**** RECORDS ****

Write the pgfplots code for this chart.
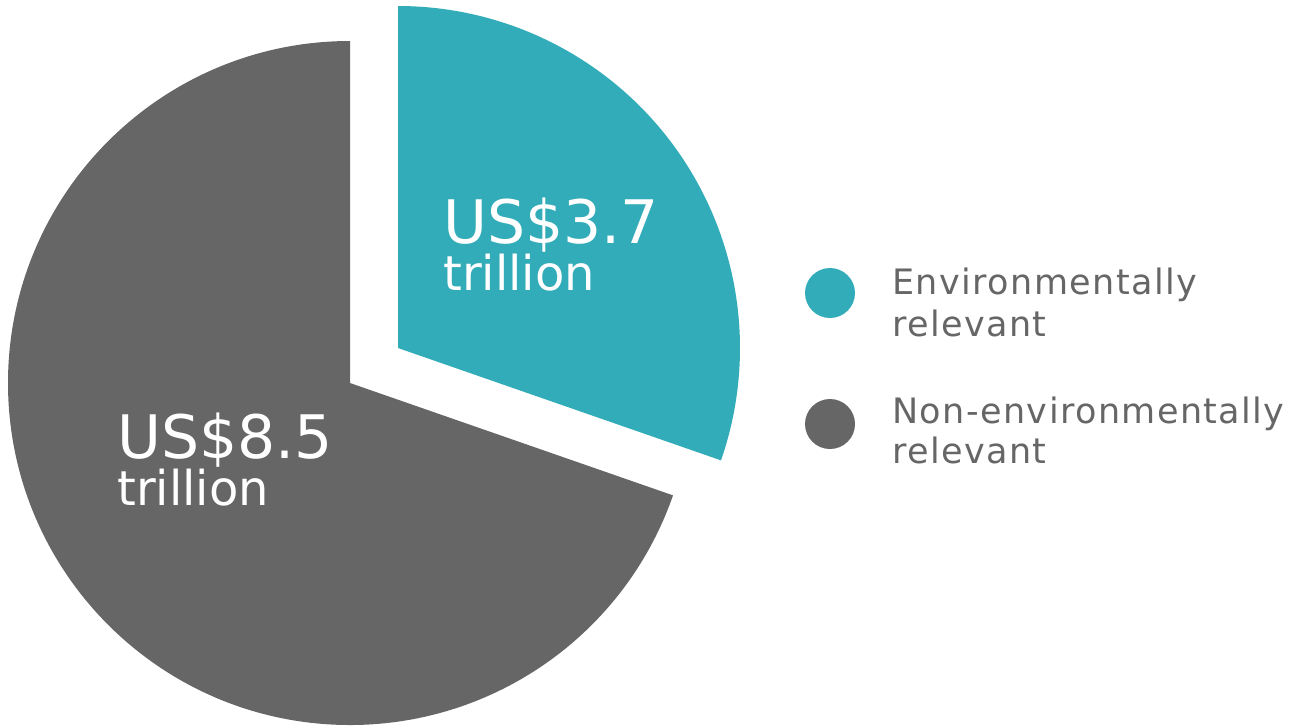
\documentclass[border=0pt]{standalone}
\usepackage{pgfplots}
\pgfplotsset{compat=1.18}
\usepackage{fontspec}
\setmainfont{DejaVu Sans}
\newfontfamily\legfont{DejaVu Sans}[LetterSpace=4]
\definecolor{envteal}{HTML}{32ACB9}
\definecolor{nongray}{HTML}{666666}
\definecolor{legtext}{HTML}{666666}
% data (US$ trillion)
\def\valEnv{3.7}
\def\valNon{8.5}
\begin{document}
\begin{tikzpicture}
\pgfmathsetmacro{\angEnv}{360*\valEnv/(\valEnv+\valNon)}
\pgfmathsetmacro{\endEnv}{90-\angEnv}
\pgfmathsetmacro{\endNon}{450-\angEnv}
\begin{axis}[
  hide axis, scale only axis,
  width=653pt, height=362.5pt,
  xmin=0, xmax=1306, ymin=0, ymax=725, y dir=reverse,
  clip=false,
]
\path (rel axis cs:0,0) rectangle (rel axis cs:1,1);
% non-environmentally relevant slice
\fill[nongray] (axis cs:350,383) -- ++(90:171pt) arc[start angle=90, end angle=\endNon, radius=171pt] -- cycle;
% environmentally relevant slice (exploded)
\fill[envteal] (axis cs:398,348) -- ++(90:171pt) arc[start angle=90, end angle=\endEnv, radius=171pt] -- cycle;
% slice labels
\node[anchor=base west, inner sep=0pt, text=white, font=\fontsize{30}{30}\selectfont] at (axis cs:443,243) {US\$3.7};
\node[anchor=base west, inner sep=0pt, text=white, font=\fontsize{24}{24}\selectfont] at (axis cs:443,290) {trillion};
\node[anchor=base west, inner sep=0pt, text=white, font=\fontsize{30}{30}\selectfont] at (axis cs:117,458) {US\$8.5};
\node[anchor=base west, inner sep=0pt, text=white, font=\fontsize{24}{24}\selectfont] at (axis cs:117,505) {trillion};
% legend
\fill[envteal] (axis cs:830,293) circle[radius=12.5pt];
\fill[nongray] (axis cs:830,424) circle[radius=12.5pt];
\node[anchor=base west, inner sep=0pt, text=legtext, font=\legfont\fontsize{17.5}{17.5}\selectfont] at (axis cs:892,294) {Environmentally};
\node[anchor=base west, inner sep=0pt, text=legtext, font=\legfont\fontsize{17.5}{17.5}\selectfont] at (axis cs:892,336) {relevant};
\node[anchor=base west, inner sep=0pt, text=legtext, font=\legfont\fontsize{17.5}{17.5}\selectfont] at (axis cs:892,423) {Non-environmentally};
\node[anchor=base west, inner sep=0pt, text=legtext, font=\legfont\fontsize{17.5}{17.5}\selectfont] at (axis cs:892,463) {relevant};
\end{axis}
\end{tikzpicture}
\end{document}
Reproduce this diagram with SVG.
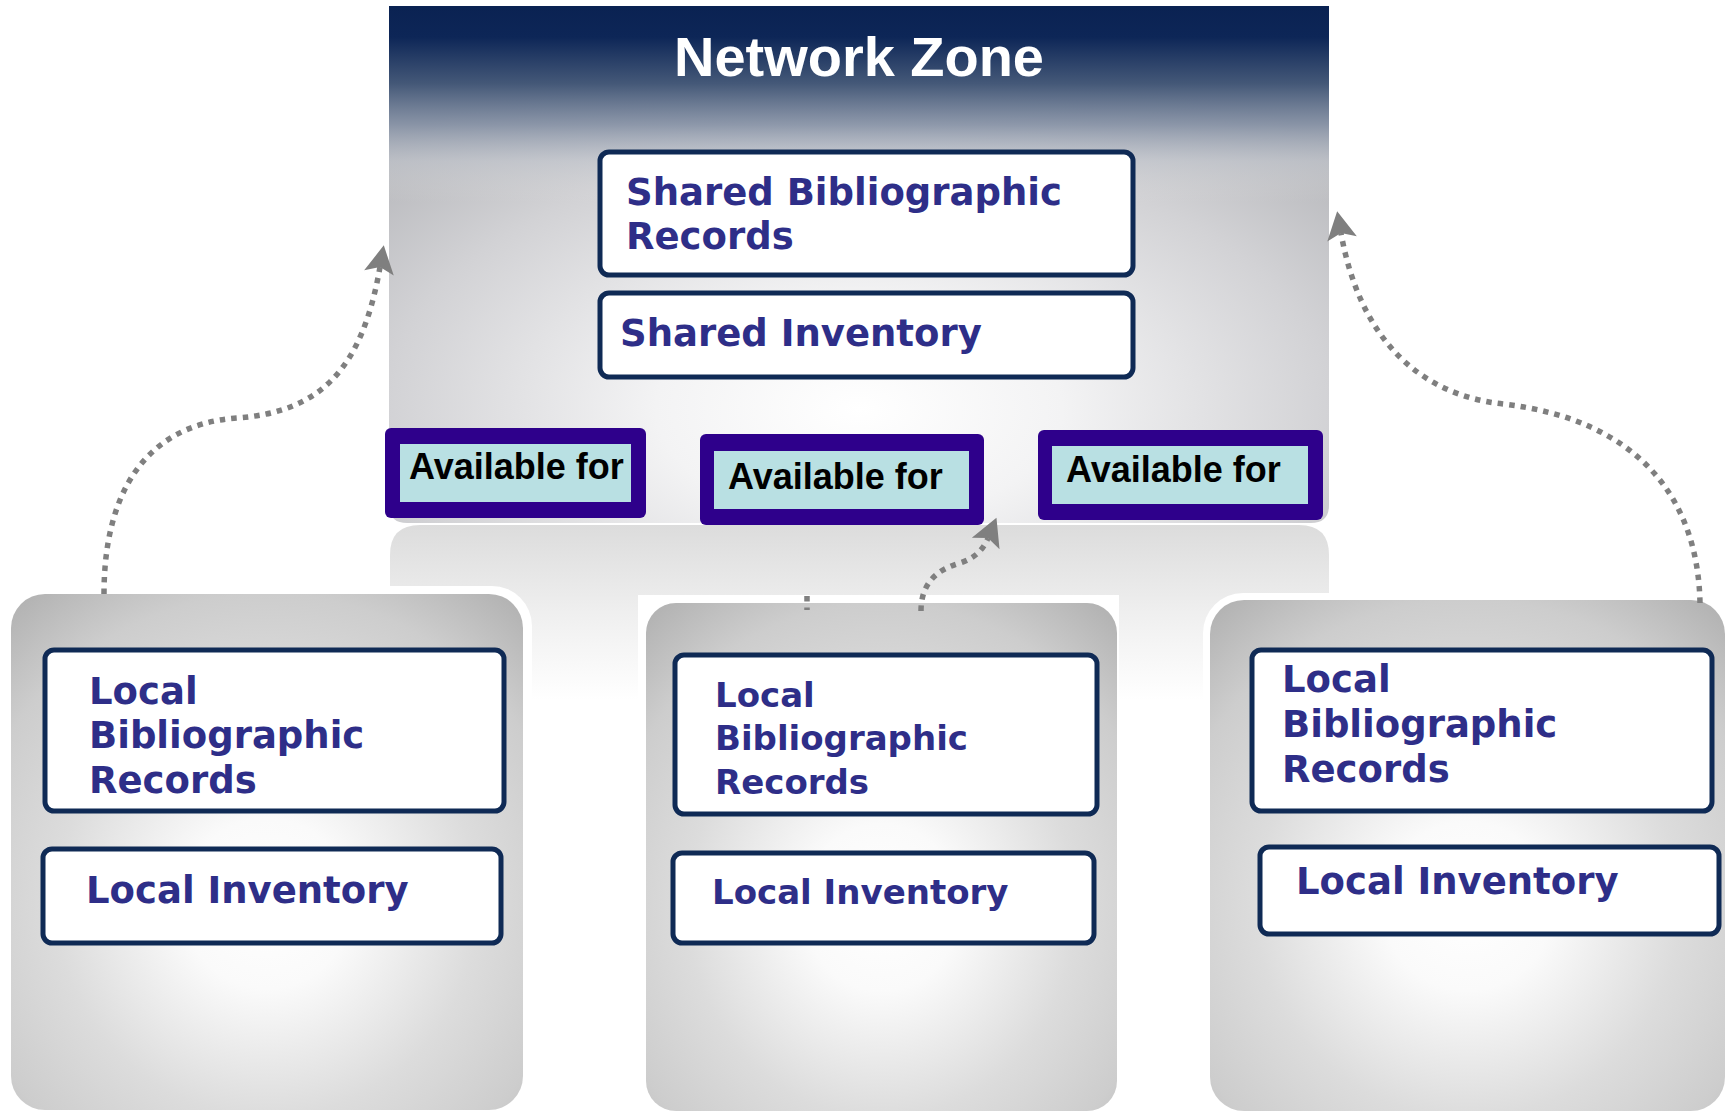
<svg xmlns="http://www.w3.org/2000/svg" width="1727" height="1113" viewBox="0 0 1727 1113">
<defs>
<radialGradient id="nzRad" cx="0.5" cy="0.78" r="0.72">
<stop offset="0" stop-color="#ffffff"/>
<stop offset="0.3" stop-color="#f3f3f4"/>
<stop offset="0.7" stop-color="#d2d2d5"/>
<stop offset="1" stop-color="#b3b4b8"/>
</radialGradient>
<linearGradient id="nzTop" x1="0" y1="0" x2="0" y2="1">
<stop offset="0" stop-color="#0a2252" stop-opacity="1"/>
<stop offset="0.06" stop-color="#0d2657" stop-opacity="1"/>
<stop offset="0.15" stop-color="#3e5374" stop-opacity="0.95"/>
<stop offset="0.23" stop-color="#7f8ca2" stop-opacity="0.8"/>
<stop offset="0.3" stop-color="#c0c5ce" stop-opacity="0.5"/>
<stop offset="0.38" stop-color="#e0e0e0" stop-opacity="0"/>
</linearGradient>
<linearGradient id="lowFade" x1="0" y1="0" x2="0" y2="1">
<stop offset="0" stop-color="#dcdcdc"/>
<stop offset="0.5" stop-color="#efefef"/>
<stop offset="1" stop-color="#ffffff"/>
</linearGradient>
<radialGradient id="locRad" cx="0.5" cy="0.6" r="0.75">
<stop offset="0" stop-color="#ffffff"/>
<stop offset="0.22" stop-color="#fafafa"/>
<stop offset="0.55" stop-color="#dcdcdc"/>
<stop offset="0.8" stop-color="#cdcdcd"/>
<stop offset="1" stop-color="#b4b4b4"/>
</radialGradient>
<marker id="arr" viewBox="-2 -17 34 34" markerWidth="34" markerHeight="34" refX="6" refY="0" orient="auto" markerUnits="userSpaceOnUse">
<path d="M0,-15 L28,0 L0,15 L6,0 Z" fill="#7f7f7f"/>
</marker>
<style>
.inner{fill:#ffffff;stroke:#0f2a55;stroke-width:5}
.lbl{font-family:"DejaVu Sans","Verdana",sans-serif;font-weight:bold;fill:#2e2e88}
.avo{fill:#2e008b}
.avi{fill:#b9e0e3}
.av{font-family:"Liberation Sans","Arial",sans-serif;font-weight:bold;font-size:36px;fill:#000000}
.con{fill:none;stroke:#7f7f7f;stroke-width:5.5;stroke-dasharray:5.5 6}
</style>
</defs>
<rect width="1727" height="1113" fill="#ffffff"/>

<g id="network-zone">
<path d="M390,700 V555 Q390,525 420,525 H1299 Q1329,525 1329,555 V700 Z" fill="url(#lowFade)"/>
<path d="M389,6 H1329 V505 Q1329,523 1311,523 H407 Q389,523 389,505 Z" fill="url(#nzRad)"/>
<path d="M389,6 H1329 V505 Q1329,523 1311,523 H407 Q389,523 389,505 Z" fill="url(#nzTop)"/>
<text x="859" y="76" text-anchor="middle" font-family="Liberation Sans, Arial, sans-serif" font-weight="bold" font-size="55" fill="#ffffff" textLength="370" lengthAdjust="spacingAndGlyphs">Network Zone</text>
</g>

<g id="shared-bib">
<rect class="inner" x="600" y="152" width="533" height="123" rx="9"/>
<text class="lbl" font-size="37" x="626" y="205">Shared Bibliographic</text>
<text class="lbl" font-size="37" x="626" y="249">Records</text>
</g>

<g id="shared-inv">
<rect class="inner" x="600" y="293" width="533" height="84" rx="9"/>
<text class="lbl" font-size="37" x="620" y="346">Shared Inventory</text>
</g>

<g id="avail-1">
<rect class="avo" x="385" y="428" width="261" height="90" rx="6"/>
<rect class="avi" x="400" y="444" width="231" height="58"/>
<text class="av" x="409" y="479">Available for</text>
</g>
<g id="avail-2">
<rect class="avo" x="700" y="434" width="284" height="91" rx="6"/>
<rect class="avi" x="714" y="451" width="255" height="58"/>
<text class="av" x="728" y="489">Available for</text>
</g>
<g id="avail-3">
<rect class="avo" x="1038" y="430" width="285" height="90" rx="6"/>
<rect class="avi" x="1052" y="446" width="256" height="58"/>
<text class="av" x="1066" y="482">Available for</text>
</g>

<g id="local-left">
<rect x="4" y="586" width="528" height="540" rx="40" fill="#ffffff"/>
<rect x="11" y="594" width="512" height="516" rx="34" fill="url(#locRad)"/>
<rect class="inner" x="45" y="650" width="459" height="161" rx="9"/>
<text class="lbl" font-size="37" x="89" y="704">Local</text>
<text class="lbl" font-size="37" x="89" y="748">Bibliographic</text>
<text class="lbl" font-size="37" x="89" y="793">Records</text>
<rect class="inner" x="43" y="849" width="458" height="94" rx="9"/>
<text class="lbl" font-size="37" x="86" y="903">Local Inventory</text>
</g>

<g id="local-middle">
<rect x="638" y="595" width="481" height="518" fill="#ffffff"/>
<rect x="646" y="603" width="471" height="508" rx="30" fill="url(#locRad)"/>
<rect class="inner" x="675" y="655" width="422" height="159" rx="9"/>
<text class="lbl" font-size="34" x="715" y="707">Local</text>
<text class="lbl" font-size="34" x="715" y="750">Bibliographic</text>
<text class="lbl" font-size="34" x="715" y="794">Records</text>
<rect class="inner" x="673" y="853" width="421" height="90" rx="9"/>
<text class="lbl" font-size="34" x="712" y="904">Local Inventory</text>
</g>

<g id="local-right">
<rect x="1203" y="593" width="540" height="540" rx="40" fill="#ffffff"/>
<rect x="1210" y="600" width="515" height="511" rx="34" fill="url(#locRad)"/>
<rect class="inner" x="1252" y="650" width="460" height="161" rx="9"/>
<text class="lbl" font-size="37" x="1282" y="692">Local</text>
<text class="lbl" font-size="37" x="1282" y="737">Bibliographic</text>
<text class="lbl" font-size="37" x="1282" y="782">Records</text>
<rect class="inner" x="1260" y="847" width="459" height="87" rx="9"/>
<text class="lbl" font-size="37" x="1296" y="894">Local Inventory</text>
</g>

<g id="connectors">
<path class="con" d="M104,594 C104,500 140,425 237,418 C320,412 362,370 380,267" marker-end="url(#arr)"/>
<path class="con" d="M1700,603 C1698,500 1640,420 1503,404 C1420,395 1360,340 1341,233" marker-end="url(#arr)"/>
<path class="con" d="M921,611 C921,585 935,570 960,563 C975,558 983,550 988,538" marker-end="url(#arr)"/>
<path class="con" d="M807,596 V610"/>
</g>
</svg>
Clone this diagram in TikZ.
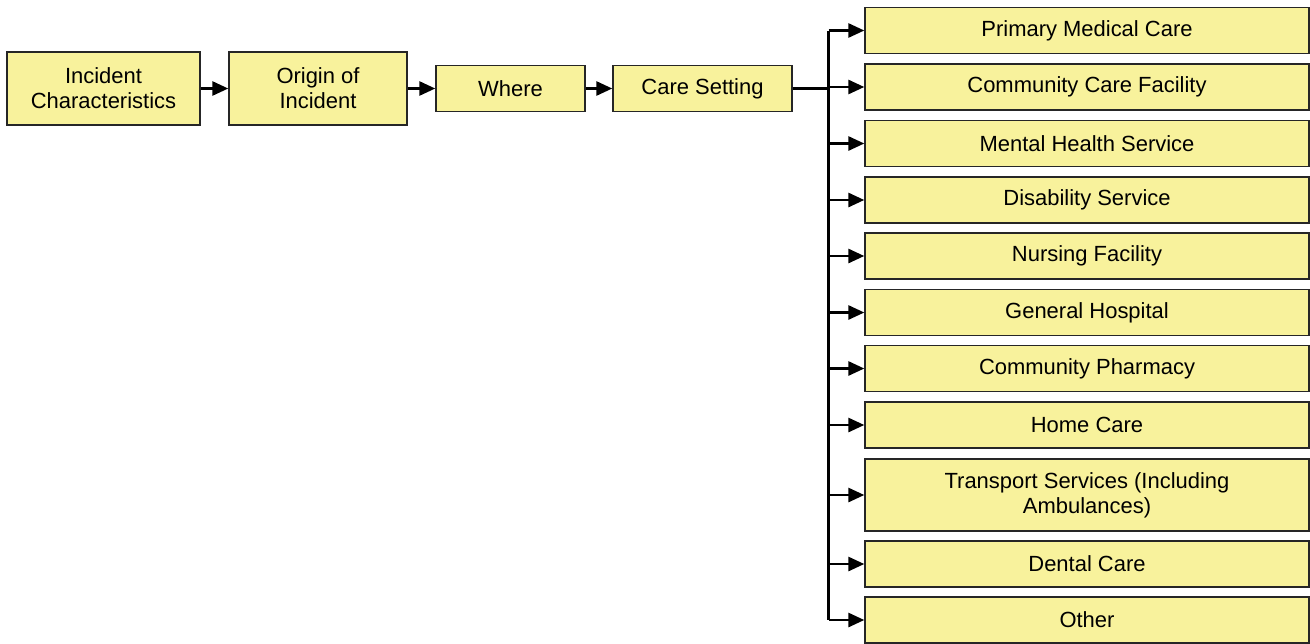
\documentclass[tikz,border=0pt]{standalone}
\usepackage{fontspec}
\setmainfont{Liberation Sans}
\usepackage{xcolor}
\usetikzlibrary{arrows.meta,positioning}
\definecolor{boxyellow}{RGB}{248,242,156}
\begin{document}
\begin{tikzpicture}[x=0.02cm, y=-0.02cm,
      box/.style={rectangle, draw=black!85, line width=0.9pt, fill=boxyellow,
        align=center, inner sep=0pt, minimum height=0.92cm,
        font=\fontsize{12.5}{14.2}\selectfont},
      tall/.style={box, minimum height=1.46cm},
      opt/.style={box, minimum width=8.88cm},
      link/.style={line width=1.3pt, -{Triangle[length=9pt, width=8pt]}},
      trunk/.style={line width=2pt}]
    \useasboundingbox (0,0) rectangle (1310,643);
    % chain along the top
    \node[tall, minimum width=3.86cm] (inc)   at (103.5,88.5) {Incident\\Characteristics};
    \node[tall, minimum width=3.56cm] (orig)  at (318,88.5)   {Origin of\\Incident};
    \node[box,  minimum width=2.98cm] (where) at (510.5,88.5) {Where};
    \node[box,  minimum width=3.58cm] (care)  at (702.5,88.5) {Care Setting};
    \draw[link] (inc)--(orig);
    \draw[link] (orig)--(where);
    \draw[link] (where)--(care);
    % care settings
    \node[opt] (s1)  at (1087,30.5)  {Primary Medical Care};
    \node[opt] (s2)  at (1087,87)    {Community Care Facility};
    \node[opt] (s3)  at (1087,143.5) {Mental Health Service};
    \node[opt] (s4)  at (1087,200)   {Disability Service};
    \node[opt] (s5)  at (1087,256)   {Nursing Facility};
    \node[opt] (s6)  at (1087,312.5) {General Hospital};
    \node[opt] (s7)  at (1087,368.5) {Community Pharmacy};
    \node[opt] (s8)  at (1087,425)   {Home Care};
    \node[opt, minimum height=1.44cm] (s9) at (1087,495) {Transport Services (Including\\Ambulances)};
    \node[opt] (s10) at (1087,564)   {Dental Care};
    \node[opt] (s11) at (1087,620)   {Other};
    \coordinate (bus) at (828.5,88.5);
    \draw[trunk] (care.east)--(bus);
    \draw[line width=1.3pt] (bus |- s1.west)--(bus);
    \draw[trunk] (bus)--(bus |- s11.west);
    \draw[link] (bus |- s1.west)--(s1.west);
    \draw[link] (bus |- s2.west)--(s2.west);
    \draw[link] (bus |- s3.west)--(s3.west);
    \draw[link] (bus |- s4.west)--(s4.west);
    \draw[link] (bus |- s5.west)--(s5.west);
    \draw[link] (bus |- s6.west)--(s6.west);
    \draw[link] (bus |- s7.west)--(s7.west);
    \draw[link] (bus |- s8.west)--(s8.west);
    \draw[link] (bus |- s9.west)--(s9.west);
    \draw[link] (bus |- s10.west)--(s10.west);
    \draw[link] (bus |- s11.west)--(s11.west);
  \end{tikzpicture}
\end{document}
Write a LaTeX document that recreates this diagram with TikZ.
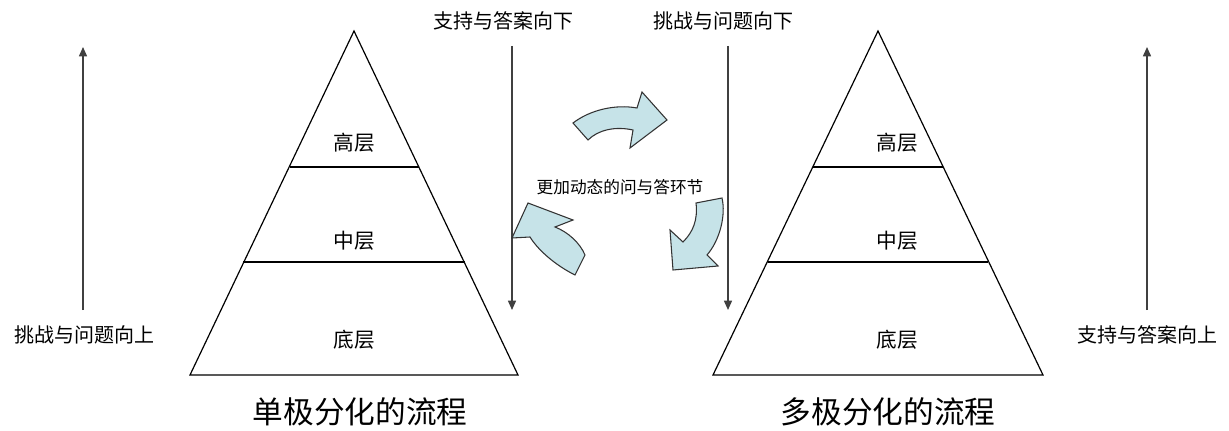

****

• **EXERCISE**:
Gather each line of the listing that holds the string "this".

• **WRITTEN RESPONSE**:
Write the pgfplots code for this chart.
Reproduce this diagram with SVG.
Clone this diagram in TikZ.
Write a LaTeX document that recreates this diagram with TikZ.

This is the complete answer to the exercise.